Georgia can prosecute a child as young as thirteen as an adult for the most serious felonies, while most juvenile cases stay in juvenile court. The dividing lines are set by statute. The minimum age for any criminal responsibility is thirteen, since a younger child is deemed incapable of forming criminal intent.
Three routes send a young person to adult court:
- For a group of grave felonies often called the seven deadly sins, including murder, rape, armed robbery with a firearm, aggravated sodomy, aggravated child molestation, aggravated sexual battery, and voluntary manslaughter, the superior court has exclusive jurisdiction over juveniles aged thirteen to seventeen.
- For other serious felonies, a juvenile court judge can order a discretionary transfer to adult court after a hearing, generally for older juveniles.
- At seventeen, a person is treated as an adult for all offenses, since that is the age of adult criminal responsibility in Georgia.
Transfer decisions and their reversals turn on the case.
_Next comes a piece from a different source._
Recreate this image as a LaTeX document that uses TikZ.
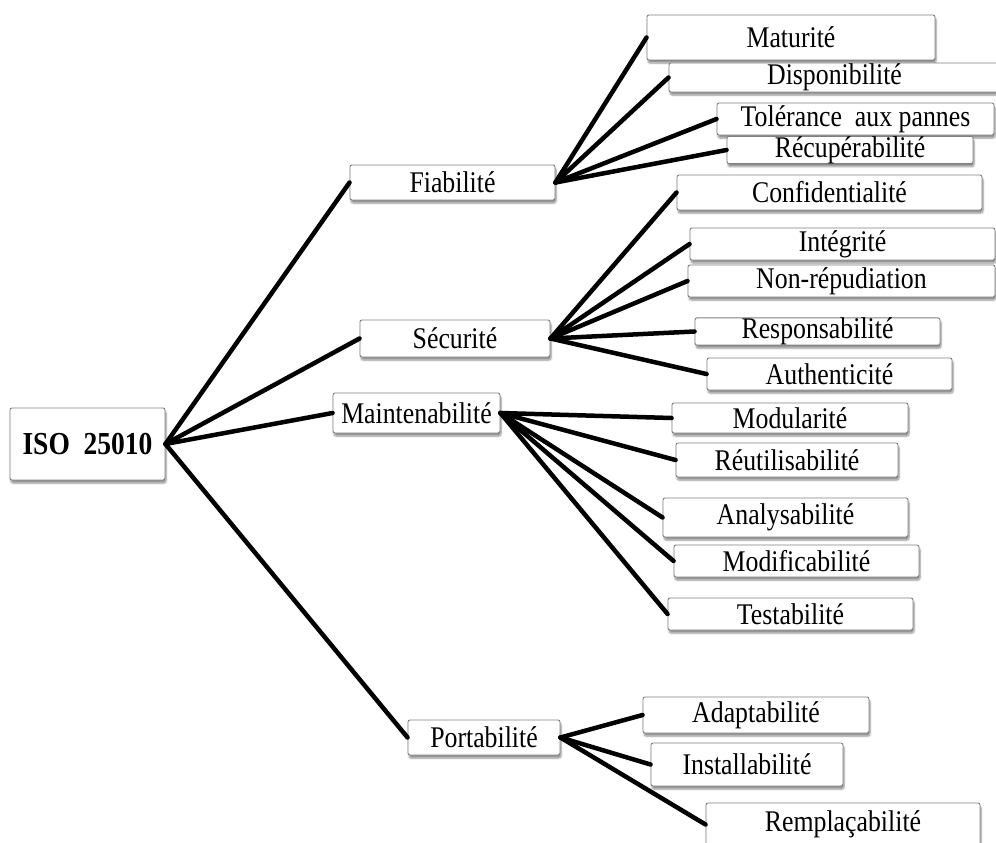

A judge weighing a discretionary transfer considers the seriousness of the offense, the juvenile’s prior record, the prospects for rehabilitation, and community safety. Even in a seven deadly sins case, the district attorney may decline adult prosecution before indictment and send the matter to juvenile court, and a reverse transfer can return certain cases as well.
The consequences of adult prosecution are lasting. A child convicted in superior court faces the same sentencing exposure as an adult and a public record that follows them, so the transfer question, and the narrow windows to move a case back to juvenile court, often shape the entire defense.